**YOUR TASK:** Begin with the first line and repeat exactly through the line containing "OFFSET_PAD = 0.77"; leave every image out.

* begin COLLECTED DATA *

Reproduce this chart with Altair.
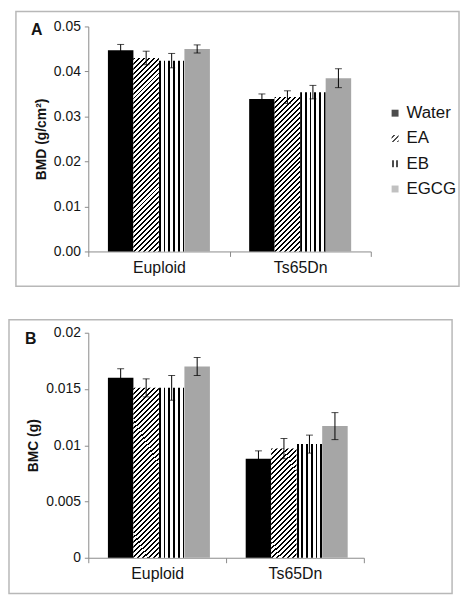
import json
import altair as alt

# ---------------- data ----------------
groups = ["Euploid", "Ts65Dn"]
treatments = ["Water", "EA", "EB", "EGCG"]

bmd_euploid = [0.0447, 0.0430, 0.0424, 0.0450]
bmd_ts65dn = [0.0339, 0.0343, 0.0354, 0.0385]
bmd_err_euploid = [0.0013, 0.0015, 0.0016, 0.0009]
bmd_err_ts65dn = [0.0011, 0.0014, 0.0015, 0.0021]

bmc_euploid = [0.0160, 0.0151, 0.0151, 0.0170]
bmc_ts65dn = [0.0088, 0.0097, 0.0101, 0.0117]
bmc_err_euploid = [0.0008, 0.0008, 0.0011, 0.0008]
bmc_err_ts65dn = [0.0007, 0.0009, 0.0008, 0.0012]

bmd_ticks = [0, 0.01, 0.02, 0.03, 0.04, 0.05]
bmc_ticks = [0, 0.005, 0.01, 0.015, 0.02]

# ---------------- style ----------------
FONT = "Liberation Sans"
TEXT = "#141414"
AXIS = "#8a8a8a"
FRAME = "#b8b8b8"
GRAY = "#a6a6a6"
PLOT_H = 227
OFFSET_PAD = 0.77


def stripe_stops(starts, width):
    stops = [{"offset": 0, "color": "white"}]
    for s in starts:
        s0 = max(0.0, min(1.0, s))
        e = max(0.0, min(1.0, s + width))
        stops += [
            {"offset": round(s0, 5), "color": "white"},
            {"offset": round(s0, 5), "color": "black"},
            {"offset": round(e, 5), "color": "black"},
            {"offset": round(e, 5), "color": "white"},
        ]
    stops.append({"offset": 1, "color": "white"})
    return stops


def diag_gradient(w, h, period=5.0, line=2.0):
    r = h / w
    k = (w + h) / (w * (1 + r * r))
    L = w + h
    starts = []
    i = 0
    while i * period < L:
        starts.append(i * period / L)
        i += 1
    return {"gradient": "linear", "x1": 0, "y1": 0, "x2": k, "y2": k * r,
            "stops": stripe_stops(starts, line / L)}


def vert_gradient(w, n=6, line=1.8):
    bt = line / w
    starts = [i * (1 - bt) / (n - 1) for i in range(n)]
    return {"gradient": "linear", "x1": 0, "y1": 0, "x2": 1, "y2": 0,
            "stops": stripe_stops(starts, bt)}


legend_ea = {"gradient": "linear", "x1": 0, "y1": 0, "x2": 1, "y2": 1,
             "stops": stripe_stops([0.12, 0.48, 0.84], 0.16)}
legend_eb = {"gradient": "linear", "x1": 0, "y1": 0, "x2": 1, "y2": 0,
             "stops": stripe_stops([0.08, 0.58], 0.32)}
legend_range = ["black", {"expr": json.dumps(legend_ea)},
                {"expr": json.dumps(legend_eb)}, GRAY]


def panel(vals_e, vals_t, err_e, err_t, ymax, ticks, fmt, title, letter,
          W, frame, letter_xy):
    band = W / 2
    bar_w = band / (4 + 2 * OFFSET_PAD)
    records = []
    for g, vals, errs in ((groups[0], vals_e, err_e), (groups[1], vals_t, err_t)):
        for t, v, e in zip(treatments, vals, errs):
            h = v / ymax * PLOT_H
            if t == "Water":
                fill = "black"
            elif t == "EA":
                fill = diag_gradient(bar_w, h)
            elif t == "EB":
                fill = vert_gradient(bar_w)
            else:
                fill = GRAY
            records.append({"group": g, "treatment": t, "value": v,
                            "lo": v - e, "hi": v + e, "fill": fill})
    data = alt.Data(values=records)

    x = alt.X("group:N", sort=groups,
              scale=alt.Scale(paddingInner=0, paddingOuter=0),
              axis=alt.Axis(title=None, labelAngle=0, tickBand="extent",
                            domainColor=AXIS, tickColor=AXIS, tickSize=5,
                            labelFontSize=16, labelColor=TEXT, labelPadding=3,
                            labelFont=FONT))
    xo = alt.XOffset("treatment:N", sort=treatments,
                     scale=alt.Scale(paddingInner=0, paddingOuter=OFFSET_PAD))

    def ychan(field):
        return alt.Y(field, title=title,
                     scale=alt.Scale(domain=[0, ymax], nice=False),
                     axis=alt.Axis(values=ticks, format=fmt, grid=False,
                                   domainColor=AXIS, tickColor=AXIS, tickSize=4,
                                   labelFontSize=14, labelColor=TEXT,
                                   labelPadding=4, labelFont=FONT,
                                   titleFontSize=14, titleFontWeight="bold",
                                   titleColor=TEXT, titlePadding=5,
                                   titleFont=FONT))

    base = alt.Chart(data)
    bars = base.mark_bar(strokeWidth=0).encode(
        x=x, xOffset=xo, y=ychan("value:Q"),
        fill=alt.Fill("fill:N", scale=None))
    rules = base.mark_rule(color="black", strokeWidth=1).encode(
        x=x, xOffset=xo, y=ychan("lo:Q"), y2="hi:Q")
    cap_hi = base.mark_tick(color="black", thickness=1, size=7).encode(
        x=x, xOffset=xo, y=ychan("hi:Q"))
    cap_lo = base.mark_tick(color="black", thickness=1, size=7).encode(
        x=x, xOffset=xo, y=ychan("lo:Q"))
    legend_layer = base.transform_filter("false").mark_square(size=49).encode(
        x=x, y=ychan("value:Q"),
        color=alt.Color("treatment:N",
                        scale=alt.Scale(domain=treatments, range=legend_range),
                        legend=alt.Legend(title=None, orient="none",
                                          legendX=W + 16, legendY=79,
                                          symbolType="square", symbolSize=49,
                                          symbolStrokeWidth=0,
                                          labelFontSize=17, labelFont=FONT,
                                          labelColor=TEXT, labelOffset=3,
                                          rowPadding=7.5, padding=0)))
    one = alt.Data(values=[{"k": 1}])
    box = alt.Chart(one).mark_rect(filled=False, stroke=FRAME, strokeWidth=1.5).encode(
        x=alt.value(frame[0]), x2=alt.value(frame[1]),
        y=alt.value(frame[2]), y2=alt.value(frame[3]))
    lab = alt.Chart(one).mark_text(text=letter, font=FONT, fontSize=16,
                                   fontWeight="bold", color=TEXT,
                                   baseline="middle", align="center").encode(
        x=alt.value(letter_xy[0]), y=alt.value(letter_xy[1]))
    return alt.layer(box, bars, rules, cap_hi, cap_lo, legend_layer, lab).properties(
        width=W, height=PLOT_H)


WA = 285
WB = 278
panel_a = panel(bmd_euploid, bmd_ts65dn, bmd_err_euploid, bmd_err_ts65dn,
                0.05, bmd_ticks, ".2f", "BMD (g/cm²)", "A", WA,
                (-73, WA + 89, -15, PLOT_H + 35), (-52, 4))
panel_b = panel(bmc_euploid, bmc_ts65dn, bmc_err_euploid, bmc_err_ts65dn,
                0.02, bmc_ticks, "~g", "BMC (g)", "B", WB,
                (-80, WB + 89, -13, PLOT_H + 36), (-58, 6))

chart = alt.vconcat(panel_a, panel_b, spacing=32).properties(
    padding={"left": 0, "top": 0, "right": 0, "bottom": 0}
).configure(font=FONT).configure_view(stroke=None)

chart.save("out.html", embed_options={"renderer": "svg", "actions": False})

* end COLLECTED DATA *

**FINAL RESULT:**
Reproduce this chart with Altair.
import json
import altair as alt

# ---------------- data ----------------
groups = ["Euploid", "Ts65Dn"]
treatments = ["Water", "EA", "EB", "EGCG"]

bmd_euploid = [0.0447, 0.0430, 0.0424, 0.0450]
bmd_ts65dn = [0.0339, 0.0343, 0.0354, 0.0385]
bmd_err_euploid = [0.0013, 0.0015, 0.0016, 0.0009]
bmd_err_ts65dn = [0.0011, 0.0014, 0.0015, 0.0021]

bmc_euploid = [0.0160, 0.0151, 0.0151, 0.0170]
bmc_ts65dn = [0.0088, 0.0097, 0.0101, 0.0117]
bmc_err_euploid = [0.0008, 0.0008, 0.0011, 0.0008]
bmc_err_ts65dn = [0.0007, 0.0009, 0.0008, 0.0012]

bmd_ticks = [0, 0.01, 0.02, 0.03, 0.04, 0.05]
bmc_ticks = [0, 0.005, 0.01, 0.015, 0.02]

# ---------------- style ----------------
FONT = "Liberation Sans"
TEXT = "#141414"
AXIS = "#8a8a8a"
FRAME = "#b8b8b8"
GRAY = "#a6a6a6"
PLOT_H = 227
OFFSET_PAD = 0.77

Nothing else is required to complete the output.